Just last week, a good friend of mine was rear-ended. He was okay, just a few scrapes and bruises, and the guy who hit him apologized profusely, offered to pay for the damage, and even took him home.
The thing is, the guy who ran into my friend – let’s call him Dan, since that’s his name — was driving a pickup. Dan, on the other hand, was riding his bike, by which I mean “bicycle,” not “Harley.” The back wheel was badly bent, and before accepting the ride home, he asked his assailant to first put his bike in the truck bed and take him, and it, to the bike shop.

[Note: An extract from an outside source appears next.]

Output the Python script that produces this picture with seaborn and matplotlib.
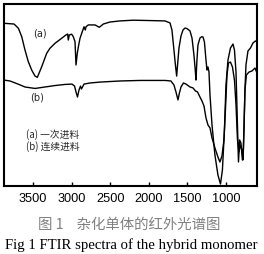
import matplotlib
matplotlib.use("Agg")
import matplotlib.pyplot as plt
import seaborn as sns
import pandas as pd

# ---- data (wavenumber cm-1, relative transmittance) ----
wn_a = [3876, 3746, 3690, 3646, 3604, 3561, 3517, 3474, 3444, 3387, 3323, 3280,
        3215, 3128, 3073, 3051, 3043, 3030, 2999, 2978, 2956, 2943, 2926, 2908,
        2891, 2869, 2839, 2823, 2813, 2784, 2697, 2641, 2589, 2503, 2373, 2201,
        1985, 1790, 1725, 1700, 1674, 1655, 1639, 1622, 1609, 1583, 1557, 1531,
        1505, 1466, 1440, 1415, 1398, 1389, 1376, 1363, 1337, 1315, 1298, 1279,
        1259, 1246, 1233, 1220, 1207, 1181, 1143, 1104, 1071, 1046, 1020, 1000,
        974, 942, 909, 890, 870, 853, 838, 823, 806, 787, 774, 754, 741, 715,
        683, 650, 618, 598]
t_a = [89.4, 89.0, 86.7, 82.0, 74.7, 68.3, 63.7, 60.4, 59.7, 65.6, 72.9, 75.7,
       78.4, 81.2, 83.0, 83.5, 80.2, 83.0, 83.4, 82.0, 79.3, 66.5, 73.1, 77.5,
       81.2, 83.9, 87.5, 85.7, 87.5, 88.5, 88.5, 87.2, 89.0, 90.1, 90.7, 91.1,
       90.9, 90.7, 89.6, 85.7, 74.7, 66.5, 60.4, 69.2, 75.8, 82.4, 85.7, 86.8,
       86.5, 85.2, 81.3, 72.0, 63.7, 58.2, 69.2, 77.5, 81.3, 82.0, 81.9, 79.1,
       69.2, 63.7, 65.4, 62.6, 50.0, 33.5, 17.0, 6.0, 1.1, 8.8, 30.8, 55.5,
       69.2, 75.8, 78.0, 74.7, 62.6, 36.3, 13.2, 25.3, 23.6, 14.3, 19.8, 52.8,
       66.5, 74.2, 75.8, 78.6, 79.7, 79.1]

wn_b = [3876, 3798, 3694, 3604, 3474, 3345, 3215, 3086, 2995, 2962, 2943, 2924,
        2904, 2885, 2872, 2859, 2839, 2762, 2632, 2373, 2114, 1790, 1713, 1674,
        1648, 1622, 1603, 1583, 1551, 1518, 1466, 1428, 1395, 1369, 1337, 1311,
        1285, 1259, 1233, 1207, 1181, 1143, 1104, 1078, 1052, 1026, 1007, 987,
        968, 942, 916, 890, 870, 851, 832, 812, 793, 780, 767, 754, 735, 702,
        663, 624, 598]
t_b = [58.2, 57.7, 56.0, 54.4, 53.6, 54.4, 55.2, 55.8, 56.0, 54.9, 51.7, 48.9,
       52.8, 54.9, 53.3, 54.4, 56.0, 56.6, 57.1, 57.7, 58.0, 58.0, 57.7, 55.5,
       51.7, 47.3, 51.1, 54.4, 56.6, 56.0, 54.4, 53.9, 52.2, 51.7, 48.9, 46.7,
       44.0, 37.4, 33.5, 31.9, 26.4, 20.9, 15.9, 13.2, 16.5, 25.3, 41.8, 61.0,
       67.6, 68.1, 65.4, 58.2, 44.5, 25.3, 18.7, 22.5, 19.8, 14.3, 30.8, 52.8,
       61.0, 62.6, 63.2, 64.8, 62.1]

x_ticks = [3500, 3000, 2500, 2000, 1500, 1000]
curve_labels = ["(a)", "(b)"]
legend_lines = ["(a) 一次进料", "(b) 连续进料"]
caption_cn = "图 1    杂化单体的红外光谱图"
caption_en = "Fig 1 FTIR spectra of the hybrid monomer"

sns.set_theme(style="white")
plt.rcParams['font.family'] = ['Liberation Sans', 'DejaVu Sans']

W, H = 264, 254
fig = plt.figure(figsize=(W / 100, H / 100), dpi=100)
fig.patch.set_facecolor("white")
ax = fig.add_axes([4 / W, 1 - 186 / H, 253 / W, 182 / H])

df_a = pd.DataFrame({"wn": wn_a, "t": t_a})
df_b = pd.DataFrame({"wn": wn_b, "t": t_b})
sns.lineplot(data=df_a, x="wn", y="t", ax=ax, color="black", lw=1.0,
             estimator=None, sort=False)
sns.lineplot(data=df_b, x="wn", y="t", ax=ax, color="black", lw=1.0,
             estimator=None, sort=False)

ax.set_xlim(3876, 598)
ax.set_ylim(0, 100)
ax.set_xticks(x_ticks)
ax.set_xticklabels([str(v) for v in x_ticks])
ax.set_yticks([])
ax.set_xlabel("")
ax.set_ylabel("")
ax.tick_params(axis="x", direction="in", length=3, width=1, pad=5,
               labelsize=9.2, colors="black", bottom=True)
for s in ax.spines.values():
    s.set_color("black")
    s.set_linewidth(1.5)

def px(x, y):
    return x / W, 1 - y / H

fig.text(*px(40, 33), curve_labels[0], fontsize=7, ha="center", va="center",
         family=['DejaVu Sans'])
fig.text(*px(37.5, 98), curve_labels[1], fontsize=7, ha="center", va="center",
         family=['DejaVu Sans'])

cjk = ['Noto Sans CJK SC', 'DejaVu Sans']
fig.text(*px(26, 135), legend_lines[0], fontsize=7, ha="left", va="center",
         family=cjk)
fig.text(*px(26, 147), legend_lines[1], fontsize=7, ha="left", va="center",
         family=cjk)

fig.text(*px(129, 225), caption_cn, fontsize=10.4, ha="center", va="center",
         family=cjk, color="#808080")
fig.text(*px(131, 245), caption_en, fontsize=10.6, ha="center", va="center",
         family=['Liberation Serif', 'DejaVu Serif'], color="black")

fig.savefig("out.png", dpi=100, facecolor="white")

I can understand. I used to ride my bike everywhere. One of my most gleeful memories is my 10th Christmas, when I found that Santa had wheeled a Schwinn Stingray into the living room, just for me. Remember those? They had high handlebars and banana seats, the very coolest bike. I could hardly wait for winter to end, so I could take it out on the road.
Of course it took me a while to get the hang of it, even with training wheels. (Oh, the humiliation.) Although I believe it’s true you never forget how to ride a bike, you do have to first learn how. It wasn’t long before Dad removed those baby wheels, gave me a push, and I coasted down the street, took two rights, and pedaled madly up the alley and into our back yard.
For a kid, a bike means freedom. Sure, little tykes ride poky trikes up and down the sidewalk, or circle round the driveway. But once they master two wheels, it’s hard telling where they’ll end up. As soon as I got a big bike – a 10-speed Peugeot for which I saved my pathetic paychecks – I would ride for miles, sometimes all the way downtown, which in Davenport, as in Dubuque, meant a grueling haul back up the bluffs of the Mississippi.
I rode to the book store. I rode to the pool. I rode to my boyfriend’s house. I would have ridden to school, but we didn’t stage the coup that broke the girls-can’t-wear-pants rule until my senior year. I had thighs of steel before women began obsessing over such things. In my early biking years, I dreaded the first rides of spring, when the roads were littered with cinders the city scattered over the snow, before the advent of street salt. That which made the road safer in the snow made it treacherous after it melted, for cyclists, anyway.
Once my friend Jo and I rode to Fejervary Park, a beautiful place on an insanely steep incline. We decided to play a trick on any drivers who might pass by on its interior roadway. Placing our bikes on their sides, we set the wheels spinning as we lay sprawled on the grass, hoping someone would think we’d wiped out and rush to our aid, at which point we would sit up and giggle. Alas, nobody fell for it.
When I went to Cedar Rapids for college, my parents sold my Buick and I took my bike along. My hair reached my waist by then, and in nice weather, I loved to jump on my bike after washing it, using the wind to dry it instead of a hot, noisy blow dryer. Once again, I would ride my bike downtown, even though the trek back involved major hills.
In graduate school, I still had no car. The only hill I had to contend with was the one from the library, which was on the same level as the Iowa River, up to the main part of town. What IS it with bodies of water and hills? Oh, right. Yes, I have seen the Grand Canyon, and I know how that little river carved it out.
I was getting older, and some of those city hills were starting to feel like they belonged in a national park. When I married and moved to Colorado, we lived in a perfectly flat little town, so even after my daughter was born, I figured I’d keep on riding. We put a baby seat on the back, and, well, I nearly killed her. My legs had lost some of their steeliness, and I was barely able to stop the whole bike, with Allison attached, from crashing onto the cement. A baby with no helmet; a mom with no sense. That was the end of that. Now I see kids in trailers pulled behind their parents’ bikes, and can only wonder about all the exhaust they’re inhaling.
For a while after our move to Dubuque, I rode in the early morning, taking Grandview from University to Mt. Carmel and back. Did you know that road slopes gently downward going south, and – funny how this works – less gently upward on the way back? Same thing on the Heritage Trail. No maniac cyclist would notice, but I sure did.
Now my Peugeot hangs in the garage, next to my husband’s Nishiki. My son, the off-road cycling ace, has cherry-picked some of the parts off my bike. One of these days, I’ll donate what’s left of it to those great people who fix up used bikes for kids who can’t afford them.
Dan, my friend, has told me about his early-morning rides, the red foxes that cross Pennsylvania and the skunk families he narrowly avoids in the country. I remember that peace, that feeling of sailing like the wind. I hope the new debate about “free-ranging” kids doesn’t stop parents from allowing their kids that kind of joy. With a helmet, of course. Ride defensively, kids. But ride.
This one goes out to Dan Boice, who will soon be pedaling down new roads far from Iowa. Fare thee well, my friend.